A successful request will return a response in the same format as the initial page of results.

Retrieval flow

This is a general example of what an export looks like using the above steps. Your exact set up may differ slightly, however the basic flow will most likely remain the same.

# Fetch a service token.
service_token <- fetch_service_token()

# Fetch the initial page of results.
result_page, query_execution_id, next_token <- fetch_first_page(
    service_token,
    start_time,
    end_time,
    venue_id
)

# Store the first page of results.
results <- result_page

# So long as there are additional pages, keep retrieving data
# and appending the returned data to the result set.
while next_token != null do:
  result_page, query_execution_id, next_token <- fetch_next_page(
      service_token,
      query_execution_id,
      next_token
  )

  results <- results + result_page
end while

# Return your exported data.
return results

Rules governing export request parameters

Violating any of the following will result in a returned status of 422:

an unknown or disallowed dataType is provided
queryExectionId is not provided and neither is startTime nor endTime
the startTime is after the endTime
the startTime is too far in the past
the endTime is in the future
a queryExecutionId is provided without a nextToken

Best practices

Do:

use the venueId parameter. Pull back only the data you need and no more.

Don’t:

set the endTime to the current time.
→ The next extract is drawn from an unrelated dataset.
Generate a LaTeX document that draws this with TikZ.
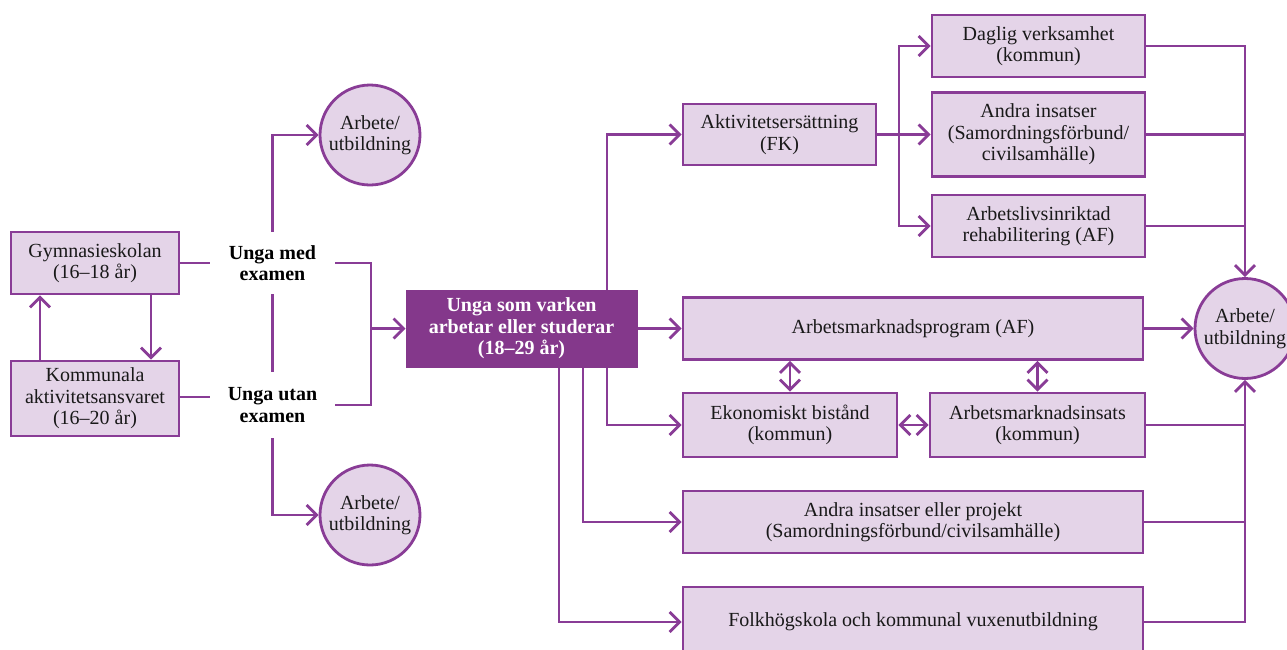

The data returned by the export is streaming data. It can take several minutes for data to arrive in accesso’s data lake. Thus, if you query too close to the present time, you may receive incomplete data for your date range. It is recommended to not set endTime to a value more recent than 15 minutes from the current time.
repetitively execute the same request multiple times in a short period. Execute once and cache the response if you need the data for an extended period of time.
attempt to pull back exceedingly large amounts of data in a single request. Limit your requests to periods of no more than a day or so at a time.